Pierre Cloarec submitted the following post to me by email:
I wish to submit a paper that seems grievously underestimated: Elizabeth Anderson’s “How Should Egalitarians Cope with Market Risks”, Theoretical Inquiries in Law 9 (2007): 239-270. It is pretty curious since Anderson’s “What Is the Point...” has been widely discussed and since she can be otherwise viewed as a “top name”. “How Should Egalitarians...” was not even referenced on PhilPapers until yesterday (I took the liberty to add it), and Google Scholar indicates only 25 citations since the paper’s publication (as opposed to more than 1000 for the 1999 paper, and 89 for her 2010 The Imperative of Integration).
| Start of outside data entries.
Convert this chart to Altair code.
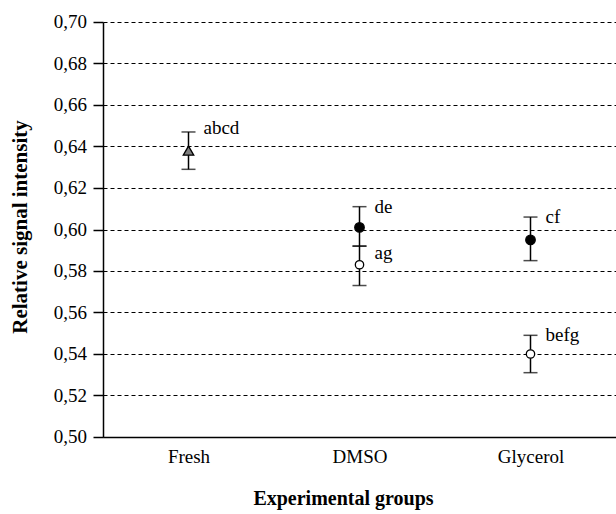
import altair as alt
import pandas as pd

groups = ["Fresh", "DMSO", "DMSO", "Glycerol", "Glycerol"]
markers = ["triangle", "filled", "open", "filled", "open"]
means = [0.638, 0.601, 0.583, 0.595, 0.540]
lows = [0.629, 0.592, 0.573, 0.585, 0.531]
highs = [0.647, 0.611, 0.592, 0.606, 0.549]
letters = ["abcd", "de", "ag", "cf", "befg"]
categories = ["Fresh", "DMSO", "Glycerol"]
y_ticks = [0.50, 0.52, 0.54, 0.56, 0.58, 0.60, 0.62, 0.64, 0.66, 0.68, 0.70]
y_title = ["Relative signal intensity"]

df = pd.DataFrame({
    "group": groups, "marker": markers, "mean": means,
    "lo": lows, "hi": highs, "label": letters,
})
ticks_df = pd.DataFrame({"tick": y_ticks})
title_df = pd.DataFrame({"title": y_title})

FONT = "Liberation Serif"

x = alt.X("group:N", scale=alt.Scale(domain=categories, type="point", padding=0.5),
          axis=alt.Axis(title="Experimental groups", labelAngle=0, ticks=False,
                        labelFontSize=19, labelPadding=10, labelFont=FONT, labelColor="black",
                        titleFont=FONT, titleFontSize=20, titleFontWeight="bold", titleColor="black",
                        titlePadding=22, titleX=240,
                        domainColor="black", domainWidth=1.5, grid=False))
y_scale = alt.Scale(domain=[0.5, 0.7], nice=False, zero=False)
y_axis = alt.Axis(
    title=None,
    values=y_ticks,
    labels=False,
    tickSize=10, tickColor="black", tickWidth=1.5,
    domainColor="black", domainWidth=1.5,
    grid=True, gridColor="black", gridDash=[4, 3], gridWidth=1, gridOpacity=1,
)


def Y(field):
    return alt.Y(field, scale=y_scale, axis=y_axis)


base = alt.Chart(df)

rules = base.mark_rule(color="black", strokeWidth=1.5).encode(
    x=x, y=Y("lo:Q"), y2="hi:Q",
)

caps_hi = base.mark_tick(color="black", size=14, thickness=1.5).encode(x=x, y=Y("hi:Q"))
caps_lo = base.mark_tick(color="black", size=14, thickness=1.5).encode(x=x, y=Y("lo:Q"))

points = base.mark_point(stroke="black", strokeWidth=1.3, opacity=1, filled=False).encode(
    x=x,
    y=Y("mean:Q"),
    shape=alt.Shape("marker:N", scale=alt.Scale(domain=["triangle", "filled", "open"],
                                                 range=["triangle-up", "circle", "circle"]), legend=None),
    fill=alt.Fill("marker:N", scale=alt.Scale(domain=["triangle", "filled", "open"],
                                               range=["#7f7f7f", "black", "white"]), legend=None),
    size=alt.Size("marker:N", scale=alt.Scale(domain=["triangle", "filled", "open"],
                                               range=[110, 70, 70]), legend=None),
)


def label_layer(cond, dy):
    return base.transform_filter(cond).mark_text(
        align="left", baseline="middle", dx=15, dy=dy, font=FONT, fontSize=19, color="black"
    ).encode(x=x, y=Y("hi:Q"), text="label:N")


text_a = label_layer("datum.label == 'abcd'", -4)
text_b = label_layer("datum.label != 'abcd' && datum.label != 'ag'", 0)
text_c = label_layer("datum.label == 'ag'", 7)

tick_labels = alt.Chart(ticks_df).transform_calculate(
    txt="replace(format(datum.tick, '.2f'), '.', ',')"
).mark_text(align="right", baseline="middle", font=FONT, fontSize=19, color="black").encode(
    x=alt.value(-16), y=Y("tick:Q"), text="txt:N"
)

title_y = alt.Chart(title_df).mark_text(
    align="center", baseline="middle", angle=270, font=FONT, fontSize=21,
    fontWeight="bold", color="black"
).encode(x=alt.value(-82), y=alt.value(205), text="title:N")

chart = alt.layer(rules, caps_hi, caps_lo, points, text_a, text_b, text_c,
                  tick_labels, title_y).properties(
    width=513, height=415,
    autosize=alt.AutoSizeParams(type="none"),
    padding={"left": 103, "top": 22, "right": 0, "bottom": 77},
    background="white",
).configure_view(stroke=None)

chart.save("out.html", embed_options={"renderer": "svg", "actions": False})
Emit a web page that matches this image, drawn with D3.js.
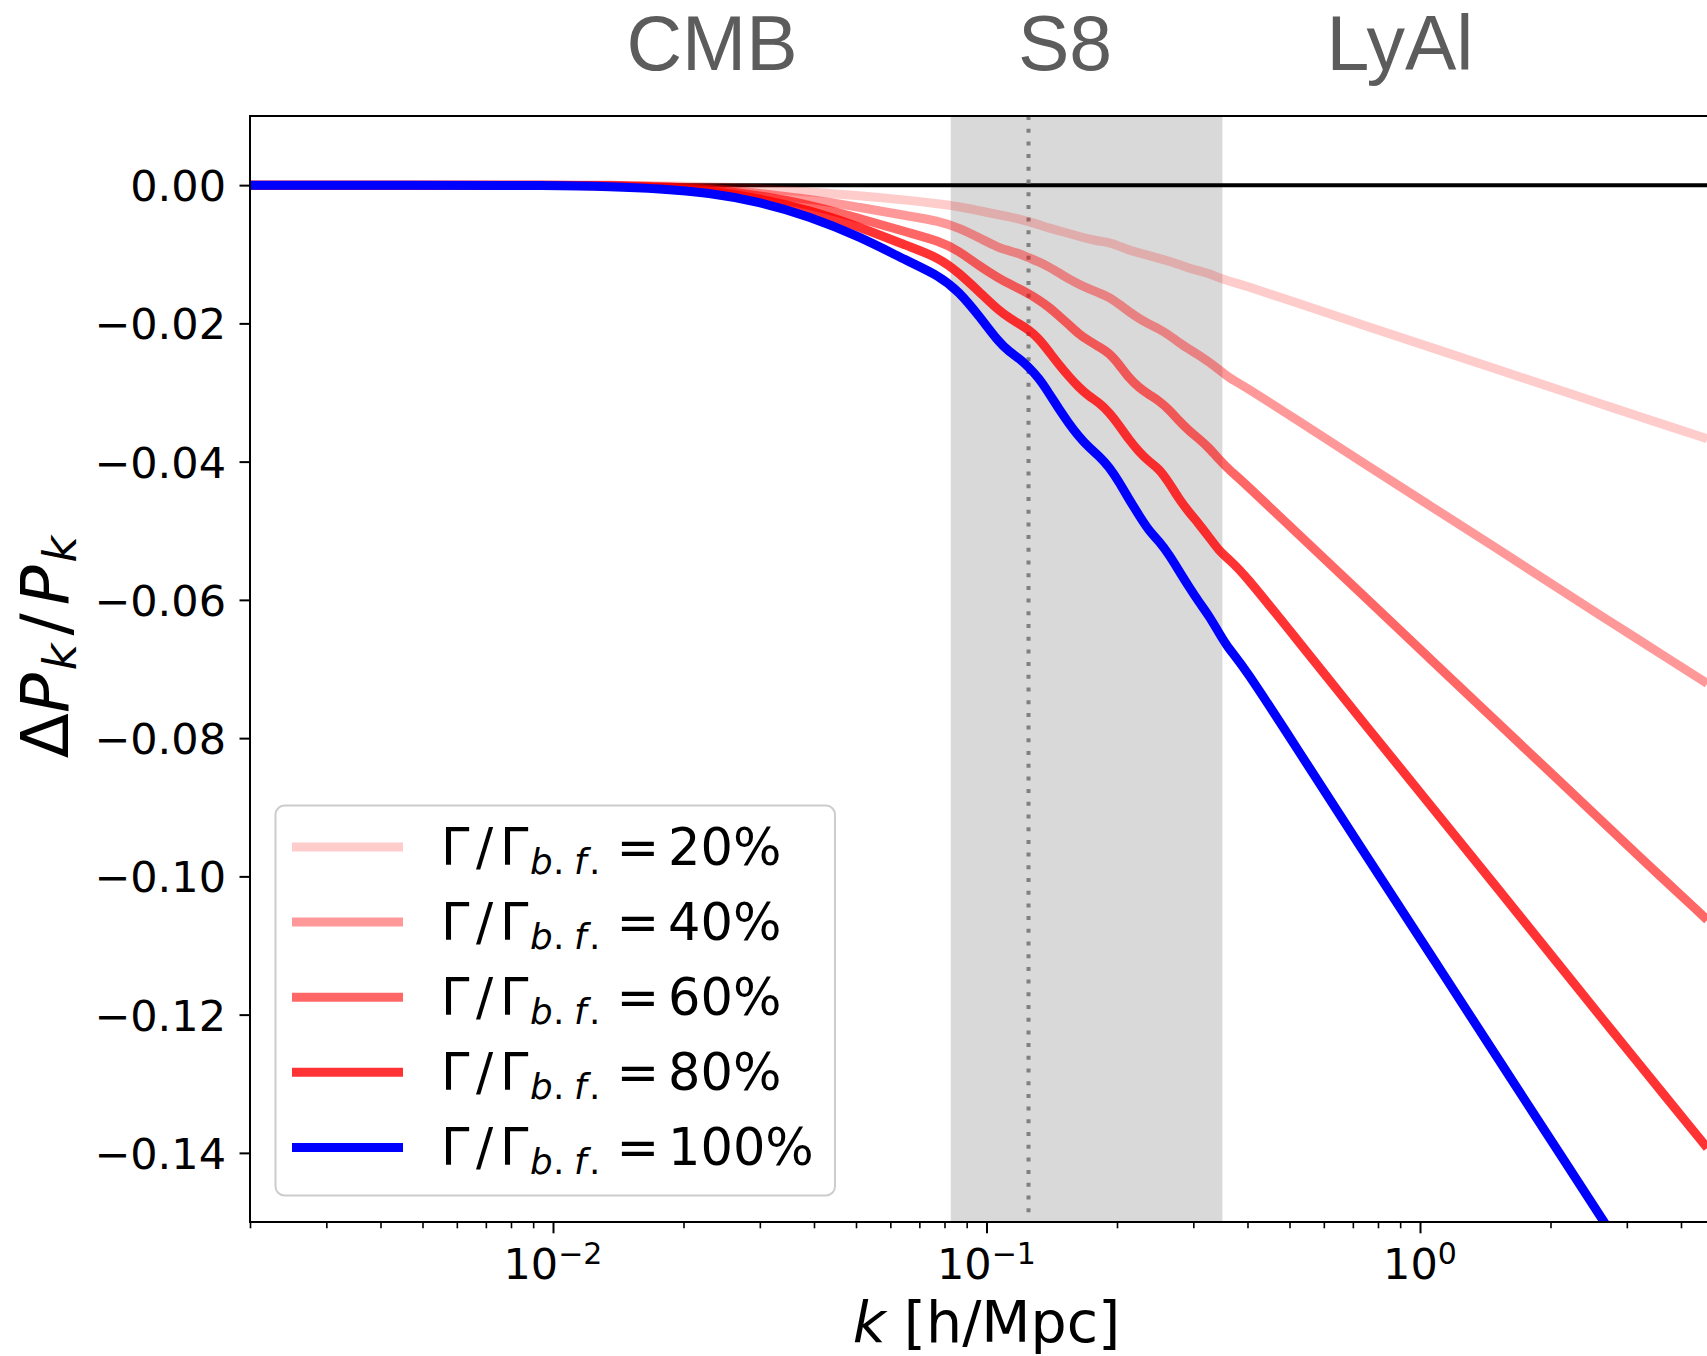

Yet it is a welcome follow-up to “What Is the Point...”. She both refines the definition of luck egalitarianism, differentiating between desert-catering and responsibility-catering LE (and also partly anticipates some of the points later made by Tan’s 2008 “A Defense of LE” in J Phil), and, just as importantly, clarifies her positive account of responsibility, a point which was not crystal-clear in “What Is the Point...”. She makes clear with what she thinks responsibility is to be contrasted, security rather than luck, and provides a very interesting market-based (whether it’s compelling is another issue) rationale for this. So I believe a little more advertisement wouldn’t hurt the paper :-)
I'm a big fan of Anderson's "What is the Point of Equality?", but I have to confess, I haven't read, "How should egalitarians cope with market risks?" So, what does everyone think of the latter? Is it underappreciated?